WRITTEN REQUEST:
Starting with the first line below, extract each line through the one that contains "const totalsValues = [229, 197, 2456];", inclusive, excluding pictures.

PROVIDED RECORDS:

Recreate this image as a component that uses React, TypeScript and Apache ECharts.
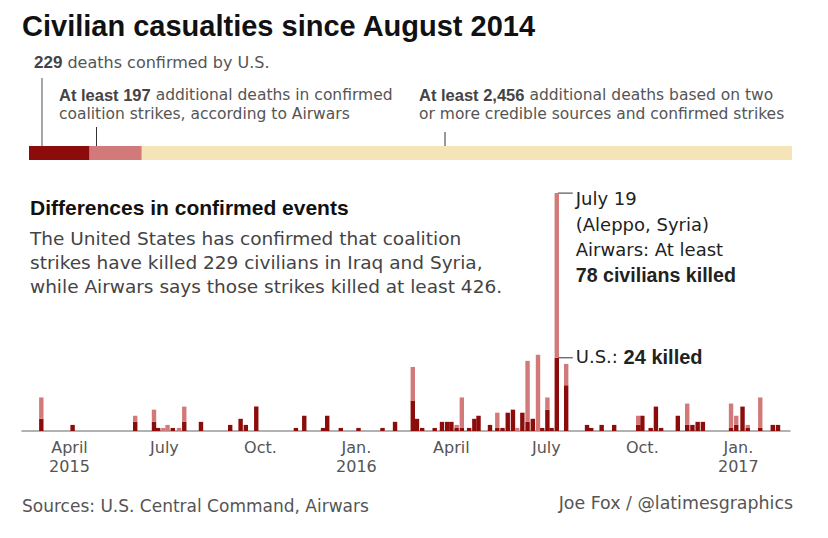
import React, { useEffect, useRef } from "react";
import * as echarts from "echarts";

// ---------- data ----------
const totalsNames = ["Confirmed by U.S.", "Additional (Airwars, confirmed strikes)", "Additional (credible sources)"];
const totalsValues = [229, 197, 2456];

const eventDates = [
  "2015-03-05", "2015-04-04", "2015-06-03", "2015-06-21", "2015-06-25", "2015-06-30", "2015-07-04", "2015-07-09",
  "2015-07-15", "2015-07-20", "2015-08-05", "2015-09-02", "2015-09-12", "2015-09-17", "2015-09-27", "2015-11-04",
  "2015-11-12", "2015-11-30", "2015-12-04", "2015-12-17", "2016-01-03", "2016-01-26", "2016-02-07", "2016-02-24",
  "2016-02-28", "2016-03-04", "2016-03-16", "2016-03-23", "2016-03-28", "2016-04-01", "2016-04-06", "2016-04-11",
  "2016-04-18", "2016-04-23", "2016-04-27", "2016-05-08", "2016-05-15", "2016-05-20", "2016-05-25", "2016-05-30",
  "2016-06-03", "2016-06-08", "2016-06-13", "2016-06-18", "2016-06-23", "2016-06-27", "2016-07-02", "2016-07-06",
  "2016-07-11", "2016-07-20", "2016-08-09", "2016-08-13", "2016-08-23", "2016-09-04", "2016-09-27", "2016-10-01",
  "2016-10-09", "2016-10-14", "2016-10-19", "2016-11-04", "2016-11-13", "2016-11-18", "2016-11-23", "2016-11-28",
  "2016-12-25", "2016-12-30", "2017-01-05", "2017-01-10", "2017-01-22", "2017-02-03", "2017-02-08",
];
const usKilled = [
  4, 2, 3, 3, 1, 0, 0, 1, 0, 3, 3, 2, 4, 2, 8, 1, 5, 1, 5, 1, 1, 1, 3, 10, 4, 1, 1, 3, 3, 3, 1, 1, 1, 4, 5, 2, 1, 1,
  6, 7, 0, 6, 3, 4, 0, 1, 7, 1, 24, 15, 2, 1, 2, 2, 2, 5, 1, 8, 1, 5, 2, 2, 3, 3, 1, 2, 8, 1, 1, 2, 2,
];
const airwarsKilled = [
  11, 2, 5, 7, 1, 1, 2, 1, 1, 8, 3, 2, 4, 2, 8, 1, 5, 1, 5, 1, 1, 1, 3, 21, 4, 1, 1, 3, 3, 3, 2, 11, 1, 4, 5, 2, 6, 1,
  6, 7, 1, 6, 23, 4, 25, 1, 11, 1, 78, 22, 2, 1, 2, 2, 5, 5, 1, 8, 1, 5, 9, 2, 3, 3, 9, 5, 8, 2, 11, 2, 2,
];

const axisStart = "2015-02-15";
const axisEnd = "2017-02-19";
const tickDates = ["2015-04-01", "2015-07-01", "2015-10-01", "2016-01-01", "2016-04-01", "2016-07-01", "2016-10-01", "2017-01-01"];
const tickLabels = ["April\n2015", "July", "Oct.", "Jan.\n2016", "April", "July", "Oct.", "Jan.\n2017"];

const peakIndex = 48; // July 19 event (Aleppo)

// ---------- style ----------
const DARK = "#8c0b0b";
const LIGHT = "#d27a7a";
const BEIGE = "#f6e4b9";
const BODY = "'DejaVu Sans', sans-serif";
const BOLD = "'Liberation Sans', Arial, sans-serif";

function buildDays(start: string, end: string): string[] {
  const out: string[] = [];
  const [sy, sm, sd] = start.split("-").map(Number);
  const [ey, em, ed] = end.split("-").map(Number);
  let t = Date.UTC(sy, sm - 1, sd);
  const te = Date.UTC(ey, em - 1, ed);
  while (t <= te) {
    out.push(new Date(t).toISOString().slice(0, 10));
    t += 86400000;
  }
  return out;
}

function txt(x: number, y: number, text: string, size: number, extra: any = {}) {
  const rich = extra.rich;
  return {
    type: "text",
    x,
    y,
    silent: true,
    style: {
      text,
      fontSize: size,
      fontFamily: extra.fontFamily || BODY,
      fontWeight: extra.fontWeight || "normal",
      fill: extra.fill || "#555",
      textAlign: extra.align || "left",
      align: extra.align || "left",
      textVerticalAlign: "middle",
      verticalAlign: "middle",
      ...(rich ? { rich } : {}),
    },
  };
}

export default function App() {
  const ref = useRef<HTMLDivElement>(null);
  useEffect(() => {
    document.body.style.margin = "0";
    const chart = echarts.init(ref.current!, null, { renderer: "svg" });
    const days = buildDays(axisStart, axisEnd);
    const usMap = new Map<string, number>();
    const exMap = new Map<string, number>();
    eventDates.forEach((d, i) => {
      usMap.set(d, usKilled[i]);
      exMap.set(d, airwarsKilled[i] - usKilled[i]);
    });
    const usData = days.map((d) => (usMap.has(d) ? usMap.get(d)! : null));
    const exData = days.map((d) => (exMap.has(d) ? exMap.get(d)! : null));
    const tickSet = new Set(tickDates);
    const total = totalsValues.reduce((a, b) => a + b, 0);

    const bodyRich = (size: number, color: string, bsize: number, bcolor: string) => ({
      r: { fontFamily: BODY, fontSize: size, fill: color, color },
      b: { fontFamily: BOLD, fontSize: bsize, fontWeight: "bold", fill: bcolor, color: bcolor },
    });

    const staticGraphics: any[] = [
      txt(22, 26, "Civilian casualties since August 2014", 29, { fontFamily: BOLD, fontWeight: "bold", fill: "#111" }),
      txt(34, 62.8, "{b|229}{r| deaths confirmed by U.S.}", 16, { rich: bodyRich(16, "#555", 17, "#444") }),
      txt(59, 95.2, "{b|At least 197}{r| additional deaths in confirmed}", 15.5, { rich: bodyRich(15.5, "#555", 16.5, "#444") }),
      txt(59, 113.6, "coalition strikes, according to Airwars", 15.5),
      txt(419, 95.2, "{b|At least 2,456}{r| additional deaths based on two}", 15.5, { rich: bodyRich(15.5, "#555", 16.5, "#444") }),
      txt(419, 113.6, "or more credible sources and confirmed strikes", 15.5),
      { type: "line", silent: true, shape: { x1: 42, y1: 78, x2: 42, y2: 146 }, style: { stroke: "#888", lineWidth: 1.5 } },
      { type: "line", silent: true, shape: { x1: 96.5, y1: 127, x2: 96.5, y2: 146 }, style: { stroke: "#333", lineWidth: 1 } },
      { type: "line", silent: true, shape: { x1: 445, y1: 132, x2: 445, y2: 146 }, style: { stroke: "#333", lineWidth: 1 } },
      txt(30, 207, "Differences in confirmed events", 21, { fontFamily: BOLD, fontWeight: "bold", fill: "#111" }),
      txt(30, 238, "The United States has confirmed that coalition", 18.5, { fill: "#444" }),
      txt(30, 262, "strikes have killed 229 civilians in Iraq and Syria,", 18.5, { fill: "#444" }),
      txt(30, 286, "while Airwars says those strikes killed at least 426.", 18.5, { fill: "#444" }),
      txt(22, 506, "Sources: U.S. Central Command, Airwars", 17),
      txt(793, 503, "Joe Fox / @latimesgraphics", 17.4, { align: "right" }),
    ];

    const option: any = {
      animation: false,
      backgroundColor: "#fff",
      grid: [
        { left: 29, top: 146, width: 763, height: 14 },
        { left: 22, top: 187, width: 768, height: 244 },
      ],
      xAxis: [
        { gridIndex: 0, type: "value", min: 0, max: total, show: false },
        {
          gridIndex: 1,
          type: "category",
          data: days,
          boundaryGap: true,
          axisLine: { lineStyle: { color: "#999", width: 1.5 } },
          axisTick: { show: false },
          splitLine: { show: false },
          axisLabel: {
            interval: (_i: number, v: string) => tickSet.has(v),
            formatter: (v: string) => {
              const k = tickDates.indexOf(v);
              return k >= 0 ? tickLabels[k] : "";
            },
            color: "#555",
            fontFamily: BODY,
            fontSize: 16,
            lineHeight: 19,
            margin: 7,
          },
        },
      ],
      yAxis: [
        { gridIndex: 0, type: "category", data: ["total"], show: false },
        { gridIndex: 1, type: "value", min: 0, max: 80, show: false },
      ],
      series: [
        ...totalsValues.map((v, i) => ({
          name: totalsNames[i],
          type: "bar",
          xAxisIndex: 0,
          yAxisIndex: 0,
          stack: "totals",
          barWidth: 14,
          data: [v],
          itemStyle: { color: [DARK, LIGHT, BEIGE][i] },
          silent: true,
        })),
        {
          name: "U.S.",
          type: "bar",
          xAxisIndex: 1,
          yAxisIndex: 1,
          stack: "events",
          barWidth: 4.4,
          data: usData,
          itemStyle: { color: DARK },
          silent: true,
        },
        {
          name: "Airwars additional",
          type: "bar",
          xAxisIndex: 1,
          yAxisIndex: 1,
          stack: "events",
          barWidth: 4.4,
          data: exData,
          itemStyle: { color: LIGHT },
          silent: true,
        },
      ],
      graphic: staticGraphics,
    };
    chart.setOption(option);

    // annotation anchored to the peak bar
    try {
      const d = eventDates[peakIndex];
      const top = chart.convertToPixel({ xAxisIndex: 1, yAxisIndex: 1 } as any, [d, airwarsKilled[peakIndex]]) as any;
      const us = chart.convertToPixel({ xAxisIndex: 1, yAxisIndex: 1 } as any, [d, usKilled[peakIndex]]) as any;
      const x0 = top[0] + 1;
      const x1 = x0 + 15;
      const tx = x1 + 3;
      const ann: any[] = [
        { type: "line", silent: true, shape: { x1: x0, y1: top[1], x2: x1, y2: top[1] }, style: { stroke: "#333", lineWidth: 1 } },
        { type: "line", silent: true, shape: { x1: x0, y1: us[1], x2: x1, y2: us[1] }, style: { stroke: "#333", lineWidth: 1 } },
        txt(tx, top[1] + 5.5, "July 19", 18, { fill: "#222" }),
        txt(tx, top[1] + 31, "(Aleppo, Syria)", 18, { fill: "#222" }),
        txt(tx, top[1] + 56.5, "Airwars: At least", 18, { fill: "#222" }),
        txt(tx, top[1] + 82, "78 civilians killed", 19.6, { fontFamily: BOLD, fontWeight: "bold", fill: "#222" }),
        txt(tx, us[1] - 1, "{r|U.S.: }{b|24 killed}", 18, { rich: bodyRich(18, "#222", 20, "#222") }),
      ];
      chart.setOption({ graphic: [...staticGraphics, ...ann] });
    } catch (e) {
      // ignore
    }

    return () => chart.dispose();
  }, []);
  return <div ref={ref} style={{ position: "absolute", left: 0, top: 0, width: 828, height: 538, background: "#fff" }} />;
}
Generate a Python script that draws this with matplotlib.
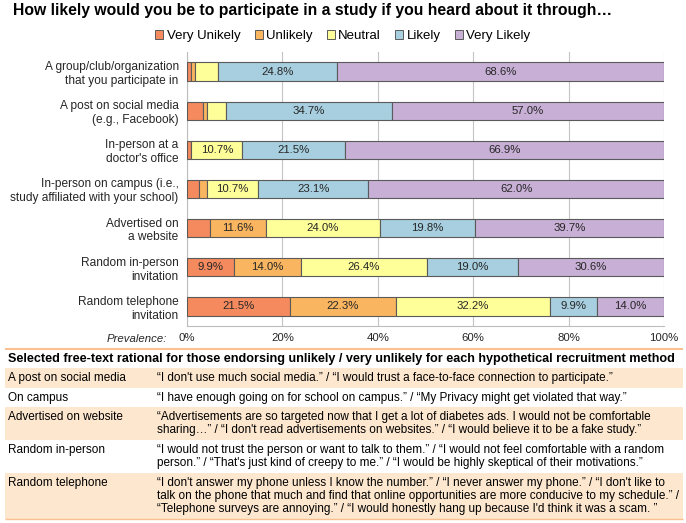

EXERCISE ANSWER:
Recreate this image as a component that uses React, TypeScript and Apache ECharts.
import React, { useEffect, useRef } from "react";
import * as echarts from "echarts";

// ---------- data ----------
const totalsNames = ["Confirmed by U.S.", "Additional (Airwars, confirmed strikes)", "Additional (credible sources)"];
const totalsValues = [229, 197, 2456];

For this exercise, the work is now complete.